__Work instructions__. Pictures within the data are to be left out; everything else must be reproduced exactly.

__Recorded data__.
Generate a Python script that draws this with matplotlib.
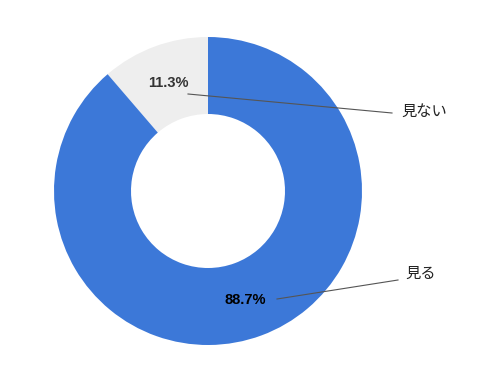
import matplotlib

matplotlib.use("Agg")
import matplotlib.pyplot as plt

LABELS = ["見ない", "見る"]
SHARES = [11.3, 88.7]
COLORS = ["#eeeeee", "#3c78d8"]

W, H = 500, 378
CX, CY = 208, H - 191
R_OUT, R_IN = 154, 77

plt.rcParams["font.family"] = ["Noto Sans CJK JP", "DejaVu Sans"]

fig = plt.figure(figsize=(W / 100, H / 100), dpi=100)
ax = fig.add_axes([0, 0, 1, 1])

ax.pie(SHARES, colors=COLORS, startangle=90, counterclock=True,
       center=(CX, CY), radius=R_OUT, frame=True,
       wedgeprops=dict(width=R_OUT - R_IN, edgecolor="none"))
ax.set_xlim(0, W)
ax.set_ylim(0, H)
ax.set_aspect("equal")
ax.axis("off")

# percent labels + leader lines
pct_pos = [(168, H - 83), (245, H - 300)]
pct_col = ["#333333", "#000000"]
line_pts = [((188, H - 94), (392, H - 113)), ((277, H - 299), (398, H - 280))]
name_pos = [(401, H - 111), (405, H - 273)]

for share, label, (px, py), pc, (a, b), (nx, ny) in zip(
        SHARES, LABELS, pct_pos, pct_col, line_pts, name_pos):
    ax.text(px, py, f"{share:.1f}%", ha="center", va="center", fontsize=10.5,
            fontweight="bold", color=pc, family=["Liberation Sans", "DejaVu Sans"])
    ax.plot([a[0], b[0]], [a[1], b[1]], color="#555555", linewidth=0.8)
    ax.text(nx, ny, label, ha="left", va="center", fontsize=11, color="#222222")

fig.savefig("out.png", dpi=100, facecolor="white")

__The solution__.
Generate a Python script that draws this with matplotlib.
import matplotlib

matplotlib.use("Agg")
import matplotlib.pyplot as plt

LABELS = ["見ない", "見る"]
SHARES = [11.3, 88.7]
COLORS = ["#eeeeee", "#3c78d8"]

W, H = 500, 378
CX, CY = 208, H - 191
R_OUT, R_IN = 154, 77

plt.rcParams["font.family"] = ["Noto Sans CJK JP", "DejaVu Sans"]

fig = plt.figure(figsize=(W / 100, H / 100), dpi=100)
ax = fig.add_axes([0, 0, 1, 1])

ax.pie(SHARES, colors=COLORS, startangle=90, counterclock=True,
       center=(CX, CY), radius=R_OUT, frame=True,
       wedgeprops=dict(width=R_OUT - R_IN, edgecolor="none"))
ax.set_xlim(0, W)
ax.set_ylim(0, H)
ax.set_aspect("equal")
ax.axis("off")

# percent labels + leader lines
pct_pos = [(168, H - 83), (245, H - 300)]
pct_col = ["#333333", "#000000"]
line_pts = [((188, H - 94), (392, H - 113)), ((277, H - 299), (398, H - 280))]
name_pos = [(401, H - 111), (405, H - 273)]

for share, label, (px, py), pc, (a, b), (nx, ny) in zip(
        SHARES, LABELS, pct_pos, pct_col, line_pts, name_pos):
    ax.text(px, py, f"{share:.1f}%", ha="center", va="center", fontsize=10.5,
            fontweight="bold", color=pc, family=["Liberation Sans", "DejaVu Sans"])
    ax.plot([a[0], b[0]], [a[1], b[1]], color="#555555", linewidth=0.8)
    ax.text(nx, ny, label, ha="left", va="center", fontsize=11, color="#222222")

fig.savefig("out.png", dpi=100, facecolor="white")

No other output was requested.